» **THE PROBLEM**
For every line in the data below that contains "React", copy the line.

» **DATASET SECTION**
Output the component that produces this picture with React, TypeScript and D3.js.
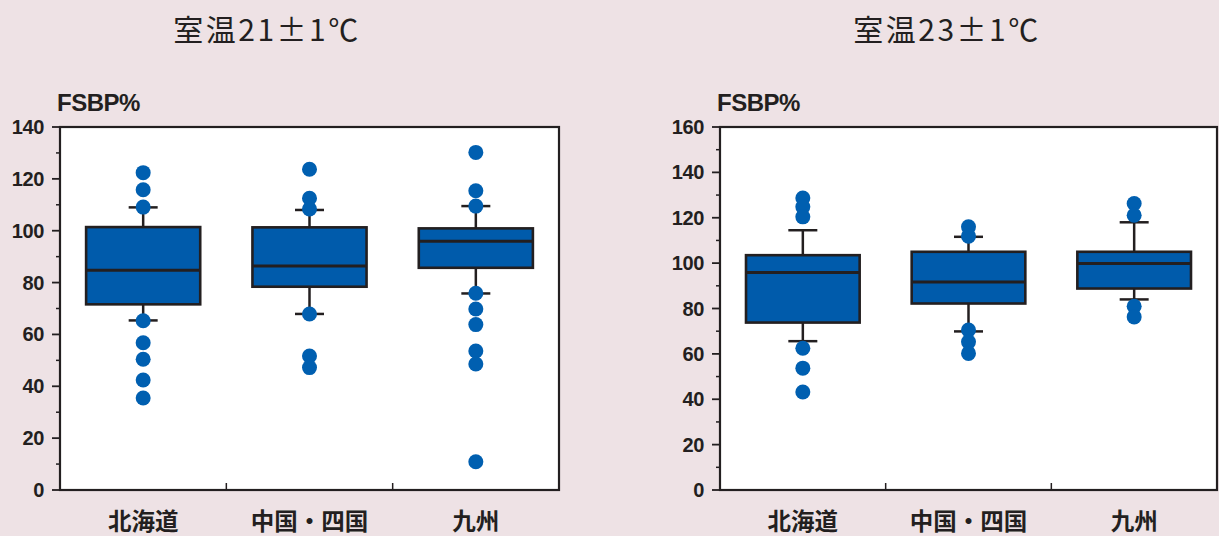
import React from "react";
import * as d3 from "d3";

// Region categories shared by both panels
const categories = ["北海道", "中国・四国", "九州"];

// Panel titles
const panelTitles = ["室温21±1℃", "室温23±1℃"];
const yLabel = "FSBP%";

// Y-axis maxima per panel
const yMaxes = [140, 160];

// Box statistics per panel: [low whisker, Q1, median, Q3, high whisker]
const stats21 = [
  [65.4, 71.6, 84.8, 101.4, 109],
  [67.9, 78.4, 86.4, 101.3, 108],
  [75.8, 85.7, 95.9, 100.9, 109.5],
];
const stats23 = [
  [65.6, 73.8, 95.9, 103.5, 114.5],
  [69.9, 82.2, 91.7, 105, 111.6],
  [84, 88.8, 99.8, 105, 118],
];

// Individual points outside / at the whiskers
const points21 = [
  [122.4, 115.8, 109.1, 65.3, 56.8, 50.4, 42.4, 35.5],
  [123.7, 112.5, 108.4, 67.9, 51.7, 47.2],
  [130.2, 115.4, 109.5, 75.9, 69.8, 63.8, 53.6, 48.6, 10.9],
];
const points23 = [
  [128.7, 124.8, 120.4, 62.5, 53.7, 43.2],
  [116, 111.9, 70.5, 65.3, 60.2],
  [126.3, 121.1, 81, 76.3],
];

const W = 1219;
const H = 536;
const BG = "#eee2e5";
const INK = "#231f20";
const BLUE = "#005bab";
const DOT = "#005fb0";

const panels = [
  { title: panelTitles[0], yMax: yMaxes[0], stats: stats21, points: points21, x0: 60, x1: 559, titleX: 267 },
  { title: panelTitles[1], yMax: yMaxes[1], stats: stats23, points: points23, x0: 720, x1: 1217, titleX: 947 },
];

const TOP = 127;
const BOTTOM = 490;

function Panel({ p }: { p: (typeof panels)[number] }) {
  const y = d3.scaleLinear().domain([0, p.yMax]).range([BOTTOM, TOP]);
  const x = d3.scaleBand<string>().domain(categories).range([p.x0, p.x1]).padding(0);
  const bw = x.bandwidth();
  const boxW = bw * 0.686;
  const capW = 29;
  const majors = d3.range(0, p.yMax + 1, 20);
  const minors = d3.range(10, p.yMax, 20);
  const dividers = categories.slice(1).map((c) => x(c)!);

  return (
    <g>
      <text
        x={p.titleX}
        y={28}
        textAnchor="middle"
        dominantBaseline="central"
        fontFamily="'Noto Sans CJK JP', 'Noto Sans', sans-serif"
        fontWeight={400}
        fontSize={30}
        letterSpacing={2.5}
        fill={INK}
      >
        {p.title}
      </text>
      <text
        x={p.x0 - 3}
        y={111}
        fontFamily="'Liberation Sans', Arial, sans-serif"
        fontWeight={700}
        fontSize={24}
        letterSpacing={-0.5}
        fill={INK}
      >
        {yLabel}
      </text>
      <rect x={p.x0} y={TOP} width={p.x1 - p.x0} height={BOTTOM - TOP} fill="#fff" />

      {/* y ticks */}
      {majors.map((v) => (
        <g key={"M" + v}>
          <line x1={p.x0 - 8} x2={p.x0} y1={y(v)} y2={y(v)} stroke={INK} strokeWidth={1.8} />
          <text
            x={p.x0 - 16}
            y={y(v)}
            textAnchor="end"
            dominantBaseline="central"
            fontFamily="'Liberation Sans', Arial, sans-serif"
            fontWeight={700}
            fontSize={20}
            letterSpacing={-0.4}
            fill={INK}
          >
            {v}
          </text>
        </g>
      ))}
      {minors.map((v) => (
        <line key={"m" + v} x1={p.x0 - 4} x2={p.x0} y1={y(v)} y2={y(v)} stroke={INK} strokeWidth={1.5} />
      ))}

      {/* category dividers on the x axis */}
      {dividers.map((d, i) => (
        <line key={"d" + i} x1={d} x2={d} y1={BOTTOM} y2={BOTTOM - 7} stroke={INK} strokeWidth={1.5} />
      ))}

      {/* boxes */}
      {categories.map((c, i) => {
        const [lo, q1, med, q3, hi] = p.stats[i];
        const cx = x(c)! + bw / 2;
        return (
          <g key={c}>
            <line x1={cx} x2={cx} y1={y(q3)} y2={y(hi)} stroke={INK} strokeWidth={2.5} />
            <line x1={cx} x2={cx} y1={y(q1)} y2={y(lo)} stroke={INK} strokeWidth={2.5} />
            <line x1={cx - capW / 2} x2={cx + capW / 2} y1={y(hi)} y2={y(hi)} stroke={INK} strokeWidth={2.5} />
            <line x1={cx - capW / 2} x2={cx + capW / 2} y1={y(lo)} y2={y(lo)} stroke={INK} strokeWidth={2.5} />
            <rect
              x={cx - boxW / 2}
              y={y(q3)}
              width={boxW}
              height={y(q1) - y(q3)}
              fill={BLUE}
              stroke={INK}
              strokeWidth={2.6}
            />
            <line x1={cx - boxW / 2} x2={cx + boxW / 2} y1={y(med)} y2={y(med)} stroke={INK} strokeWidth={3} />
            {p.points[i].map((v, k) => (
              <circle key={k} cx={cx} cy={y(v)} r={7.5} fill={DOT} />
            ))}
            <text
              x={cx}
              y={530}
              textAnchor="middle"
              fontFamily="'Noto Sans CJK JP', sans-serif"
              fontWeight={700}
              fontSize={23.5}
              fill={INK}
            >
              {c}
            </text>
          </g>
        );
      })}

      {/* frame */}
      <rect
        x={p.x0}
        y={TOP}
        width={p.x1 - p.x0}
        height={BOTTOM - TOP}
        fill="none"
        stroke={INK}
        strokeWidth={2.2}
      />
    </g>
  );
}

export default function App() {
  return (
    <svg
      width={W}
      height={H}
      viewBox={`0 0 ${W} ${H}`}
      style={{ position: "absolute", left: 0, top: 0, display: "block" }}
    >
      <rect x={0} y={0} width={W} height={H} fill={BG} />
      {panels.map((p, i) => (
        <Panel key={i} p={p} />
      ))}
    </svg>
  );
}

» **RESPONSE TO THE TASK**
Output the component that produces this picture with React, TypeScript and D3.js.
import React from "react";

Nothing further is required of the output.